Публикатор — суть тот же автор: в примечаниях, комментариях, вводной части — видна душа его, уровень ее качества, наконец, сам “лирический герой” публикации, его образ напрямую зависит от публикатора. Переписка Трубецкого с Морозовой, подготовленная Сашей Носовым для “Нового мира” (1993 год, № 9, 10), сразу говорит о нем, Саше, какое это было нежное хорошее и чистое сердце (остановилось ночью). В общественном плане — был он простак, веривший “демократии” 90-х; но в культурном отношении — был, видимо, без грязи. Потому и переписка Морозовой с Трубецким, осуществленная им (он взял годы 1909 — 1911), берет за горло своим… крещендо. Другое дело — Володя Кейдан (перешедший из православия — к иезуитам) с грубоватой культурной ухваткой: та же переписка в его публикации (“Взыскующие града”, М., 1997) кажется не без скабрезности, даже сальности; свидетельствует о какой-то душевной то ли порче, то ли черствости (и таких исследователей целая генерация). Правильно и тактично замечает в предуведомлении Носов: “Все письма печатаются полностью, ибо купюры в интимной переписке (и в дневниках!) вызывают лишь излишнюю работу воображения”. Верное, буквально между строк высказанное замечание. Тогда как Кейдан не стесняется купюр даже и внутри предложения.
30 октября, пятница.
Ночью дождь затяжной осенний
скребется, настойчивый, будто мышь.
Сейчас по радио: “Как говорится, библиотекаря каждый обидеть может”. А я и не знал, что так “говорится”.

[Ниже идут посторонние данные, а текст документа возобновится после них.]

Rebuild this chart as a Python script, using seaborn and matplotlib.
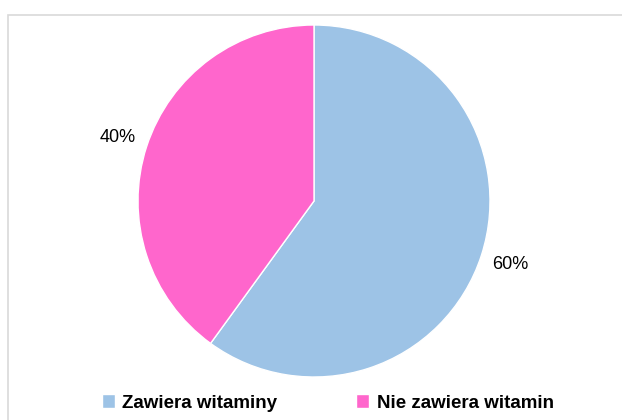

31 октября, около часа ночи, Поленово.
На ковре похрапывает Виля, а я читаю Розанова о Риме.
100 — 150 лет назад писали из слова в слово, из предложения в предложение, из страницы в страницу — думая, что так же их будут читать, не заботясь ни о сжатости, ни о структурированности текста, ни — просто — о краткости (так писали Ап. Григорьев, Розанов и т. д.). Хорошая образная мысль как жемчужина лежала в массе текста. Какое доверие к слову, к читателю, к тому, что — в любых объемах — их слово необходимо. Какая-то святая наивность.
Розанов о Рафаэле: “Он неистощимо рисовал, неудержимо, чрезвычайно много оставил <…> и таким образом вытянул себя в живопись, как шелковичный червь вытягивает себя в шелковую паутину”. Но столь замечательная, яркая фраза утоплена в страницах слов, слов и слов. Мы сейчас в этом плане целомудреннее и уже не позволяем себе столько текста.
1 ноября, воскресенье.
Зоркость Розанова: “У нас, на севере, и днем человек как бы несколько затуманен, и, кажется, предложи ему лечь спать, он поблагодарит вас, как за самое большое одолжение”.
Не знаешь, чего ждать от людей. В “гоголевские дни” в Париже вдруг буквально подлетел ко мне отменный ученый Сергей Бочаров с неуместными идеологическими попреками. (А могли бы ведь уйти вдвоем и славно попить бордо.) Словно это не Бочаров, а Сарнов.
Час ночи. Шел поленовской аллеей к Оке, а потом расчищенной и укрепленной тропой вдоль Оки — к Бёхову, и было так светло, что я даже и не заметил, как кончились усадебные фонари и что я иду просто при свете — ярком, ровном, фосфоресцирующем — луны… После нескольких дней дождя расчистилось небо, луна, звезды — все “на месте”. Светло… по лунно-ночному, и ни души; и только верная Виля даже не бежала, а скакала радостно впереди: чувствуется, три дня ликует — при хозяине.